This is My Moment

I am very capable of getting on my high horse, refusing to do something that I don’t consider to be my thing and digging my heals in.  Principles are all well and good, but sometimes sticking to them loses you a way in to a situation that otherwise you would not be able to help in.   Sometimes you just have to eat things you would rather not, go to places you would prefer not to, even be subjected to doing things that are not really your bag – but it gains the other’s trust and earns you a hearing that you wouldn’t get if your answer to everything was, “I’m not doing that!”  Coming across as too good or too special to do what others enjoy, or have to do to get by, helps no one’s case!

The Book of Esther is a cracking good story, full of intrigue, twit, plot and counter-plot (if you’ve never read it from beginning to end, do take some time to).  It also contains some elements that seem out-dated and demeaning of women with our 21st centaury eyes.  But most of all it is the story of one woman who’s life personifies living God’s ways. What a strength of character and faith she shows.

The cost to Esther was risk, leaving her life, perhaps ignoring her principles and better judgement at times.

And now, this her moment, her opportunity.  After all she has gone through to get to this place, all the beauty pageants, the grooming, the gaining the good will of the king – now she can speak.  What she did meant that she could be in the right place at the right time when her opportunity to speak up for God and his people came up.  The kings asks Esther what she wants, and because she has built up his good will, she is able to tell him of Haman’s plot and her people are rescued.  Her willingness to put herself in that place saves a whole nation – God’s people.  If she hadn’t of been in that place, that situation, she would not have been able to work for God in it.

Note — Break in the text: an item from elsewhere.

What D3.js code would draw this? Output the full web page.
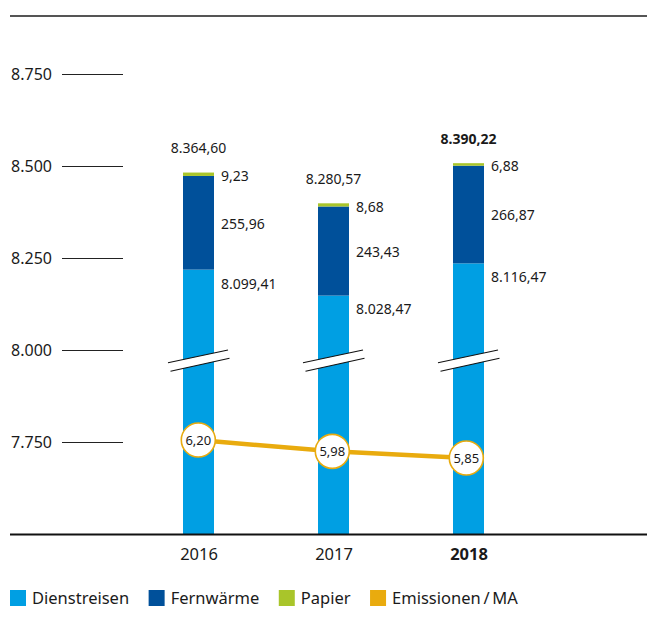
<!DOCTYPE html>
<html>
<head>
<meta charset="utf-8">
<script src="https://cdn.jsdelivr.net/npm/d3@7"></script>
<style>
  html, body { margin: 0; padding: 0; background: #fff; }
  svg { display: block; font-family: "Noto Sans", "Open Sans", sans-serif; }
</style>
</head>
<body>
<svg id="chart" width="647" height="637"></svg>
<script>
// ---- data ----
const years = ["2016", "2017", "2018"];
const dienstreisen = [8099.41, 8028.47, 8116.47];
const fernwaerme = [255.96, 243.43, 266.87];
const papier = [9.23, 8.68, 6.88];
const totals = ["8.364,60", "8.280,57", "8.390,22"];
const emissionenMA = [6.20, 5.98, 5.85];
const yTicks = [7750, 8000, 8250, 8500, 8750];
const seriesNames = ["Dienstreisen", "Fernwärme", "Papier", "Emissionen\u2009/\u2009MA"];
const colors = ["#009fe3", "#00509a", "#a9c52a", "#e9ab0e"];

const fmt = (v, d) => v.toLocaleString("de-DE", { minimumFractionDigits: d, maximumFractionDigits: d, useGrouping: true });

const svg = d3.select("#chart");
const bottomY = 534;
const barW = 31;

const x = d3.scalePoint().domain(years).range([198.5, 468.5]);
const xLine = d3.scalePoint().domain(years).range([198.3, 466.3]);
const yAxisScale = d3.scaleLinear().domain([7750, 8750]).range([442, 74]);
// bars in the original sit on a shifted (broken) axis
const yBar = d3.scaleLinear().domain([7750, 8750]).range([397.5, 31.5]);
const yLine = d3.scaleLinear().domain([5, 7]).range([501.7, 398.9]);

// top rule
svg.append("line").attr("x1", 10).attr("x2", 647).attr("y1", 16).attr("y2", 16)
  .attr("stroke", "#555").attr("stroke-width", 2);

// y axis (tick marks right of labels)
const yAxis = d3.axisLeft(yAxisScale).tickValues(yTicks).tickSize(61).tickPadding(10)
  .tickFormat(d => fmt(d, 0));
const gy = svg.append("g").attr("transform", "translate(123,0)").call(yAxis);
gy.select(".domain").remove();
gy.selectAll(".tick line").attr("stroke", "#222").attr("stroke-width", 1.2);
gy.selectAll(".tick text").attr("font-size", 16).attr("fill", "#1a1a1a")
  .attr("font-family", "Noto Sans, sans-serif");

// stacked bars
const rows = years.map((yr, i) => ({
  yr, d: dienstreisen[i], f: fernwaerme[i], p: papier[i], total: totals[i], i
}));

const bars = svg.append("g");
rows.forEach(r => {
  const cx = x(r.yr);
  const top1 = yBar(r.d), top2 = yBar(r.d + r.f), top3 = yBar(r.d + r.f + r.p);
  bars.append("rect").attr("x", cx - barW / 2).attr("width", barW)
    .attr("y", top1).attr("height", bottomY - top1).attr("fill", colors[0]);
  bars.append("rect").attr("x", cx - barW / 2).attr("width", barW)
    .attr("y", top2).attr("height", top1 - top2).attr("fill", colors[1]);
  bars.append("rect").attr("x", cx - barW / 2).attr("width", barW)
    .attr("y", top3).attr("height", top2 - top3).attr("fill", colors[2]);

  // value labels
  const lx = cx + barW / 2 + 7;
  const t = (y, txt) => bars.append("text").attr("x", lx).attr("y", y)
    .attr("dy", "0.35em").attr("font-size", 14).attr("fill", "#1a1a1a").text(txt);
  t((top2 + top3) / 2 + 2, fmt(r.p, 2));
  t((top1 + top2) / 2 + 1, fmt(r.f, 2));
  t(top1 + 14, fmt(r.d, 2));
  bars.append("text").attr("x", cx).attr("y", top3 - 24).attr("dy", "0.35em")
    .attr("text-anchor", "middle").attr("font-size", 14).attr("fill", "#1a1a1a")
    .attr("font-weight", r.i === years.length - 1 ? "bold" : "normal")
    .text(r.total);

  // axis break mark
  const by = yAxisScale(8000);
  const p1 = [cx - 30.5, by + 12.7], p2 = [cx + 29.5, by];
  const p3 = [cx + 31, by + 8.3], p4 = [cx - 28, by + 21.3];
  bars.append("polygon").attr("points", [p1, p2, p3, p4].map(p => p.join(",")).join(" "))
    .attr("fill", "#fff");
  bars.append("line").attr("x1", p1[0]).attr("y1", p1[1]).attr("x2", p2[0]).attr("y2", p2[1])
    .attr("stroke", "#111").attr("stroke-width", 1.1);
  bars.append("line").attr("x1", p4[0]).attr("y1", p4[1]).attr("x2", p3[0]).attr("y2", p3[1])
    .attr("stroke", "#111").attr("stroke-width", 1.1);
});

// bottom axis line
svg.append("line").attr("x1", 10).attr("x2", 647).attr("y1", bottomY + 0.5).attr("y2", bottomY + 0.5)
  .attr("stroke", "#111").attr("stroke-width", 2);

// x axis labels
const xAxis = d3.axisBottom(x).tickSize(0).tickPadding(14);
const gx = svg.append("g").attr("transform", `translate(0,${bottomY})`).call(xAxis);
gx.select(".domain").remove();
gx.selectAll(".tick text").attr("font-size", 16.5).attr("fill", "#1a1a1a")
  .attr("font-family", "Noto Sans, sans-serif")
  .attr("font-weight", d => d === years[years.length - 1] ? "bold" : "normal");

// emissions line
const line = d3.line().x((d, i) => xLine(years[i])).y(d => yLine(d));
svg.append("path").datum(emissionenMA).attr("d", line)
  .attr("fill", "none").attr("stroke", colors[3]).attr("stroke-width", 4.5);
const pts = svg.append("g").selectAll("g").data(emissionenMA).join("g")
  .attr("transform", (d, i) => `translate(${xLine(years[i])},${yLine(d)})`);
pts.append("circle").attr("r", 17).attr("fill", "#fff")
  .attr("stroke", colors[3]).attr("stroke-width", 1.6);
pts.append("text").attr("text-anchor", "middle").attr("dy", "0.35em")
  .attr("font-size", 13).attr("fill", "#1a1a1a").text(d => fmt(d, 2));

// legend
const legend = svg.append("g").attr("transform", "translate(10,590)");
let lxPos = 0;
seriesNames.forEach((name, i) => {
  const g = legend.append("g").attr("transform", `translate(${lxPos},0)`);
  g.append("rect").attr("width", 16).attr("height", 16).attr("fill", colors[i]);
  const txt = g.append("text").attr("x", 22).attr("y", 8).attr("dy", "0.35em")
    .attr("font-size", 16.5).attr("fill", "#1a1a1a").text(name);
  lxPos += 22 + txt.node().getComputedTextLength() + 19.5;
});
</script>
</body>
</html>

Sometimes in life we have to do things we would rather not, sometimes we even have to swallow our principles for the greater good.

What is God needing me to do, that my natural inclination might be to say, “No way”?  What is he asking me to do for him that might open doors, regardless of what I think?  What attitudes of mine is he challenging?  What place is he asking me to go for him – not me?  What moment is he preparing me for?

Lord,
help me not to be so high-principled
that I miss your opportunities,
so fixed in my ways
that I miss your ways,
so convinced I know what is right
that I forget what is right for you.

May I hear your call,
follow where you take me
and be ready
and willing
to speak for you
in the places you take me to.

I couldn’t find a video for this song, but I’ll leave it with Noel Richards to sum it up:

Dangerous People

Here we are Lord
More weak than strong
Still believing
Still pressing on
Make us ready
With hearts that are brave
We will silence
The lies of this age

For such a moment
We have been born
We’re gonna rise up
Take this world by storm
Let evil tremble
We come in his name
Our God is with us
We’re dangerous people

All God’s heroes
Failed as we do
Sometimes doubting
All that is true
Yet he calls us
Great people of faith
Working through us
As history is made

Esther 7:1-10, 9:20-22 CEV)

Haman Is Punished

The king and Haman were dining with Esther and drinking wine during the second dinner, when the king again said, “Esther, what can I do for you? Just ask, and I will give you as much as half of my kingdom!”

Esther answered, “Your Majesty, if you really care for me and are willing to help, you can save me and my people. That’s what I really want, because a reward has been promised to anyone who kills my people. Your Majesty, if we were merely going to be sold as slaves, I would not have bothered you.”

“Who would dare to do such a thing?” the king asked.

Esther replied, “That evil Haman is the one out to get us!”

Haman was terrified, as he looked at the king and the queen.

The king was so angry that he got up, left his wine, and went out into the palace garden.

Haman realized that the king had already decided what to do with him, and he stayed and begged Esther to save his life.

Just as the king came back into the room, Haman got down on his knees beside Esther, who was lying on the couch. The king shouted, “Now you’re even trying to rape my queen here in my own palace!”

As soon as the king said this, his servants covered Haman’s head. Then Harbona, one of the king’s personal servants, said, “Your Majesty, Haman built a tower seventy-five feet high beside his house, so he could hang Mordecai on it. And Mordecai is the very one who spoke up and saved your life.”

“Hang Haman from his own tower!” the king commanded. 10 Right away, Haman was hanged on the tower he had built to hang Mordecai, and the king calmed down.

9:20-22

The Festival of Purim

20 Mordecai wrote down everything that had happened. Then he sent letters to the Jews everywhere in the provinces 21 and told them:

Each year you must celebrate on both the fourteenth and the fifteenth of Adar, 22 the days when we Jews defeated our enemies. Remember this month as a time when our sorrow was turned to joy, and celebration took the place of crying. Celebrate by having parties and by giving to the poor and by sharing gifts of food with each other.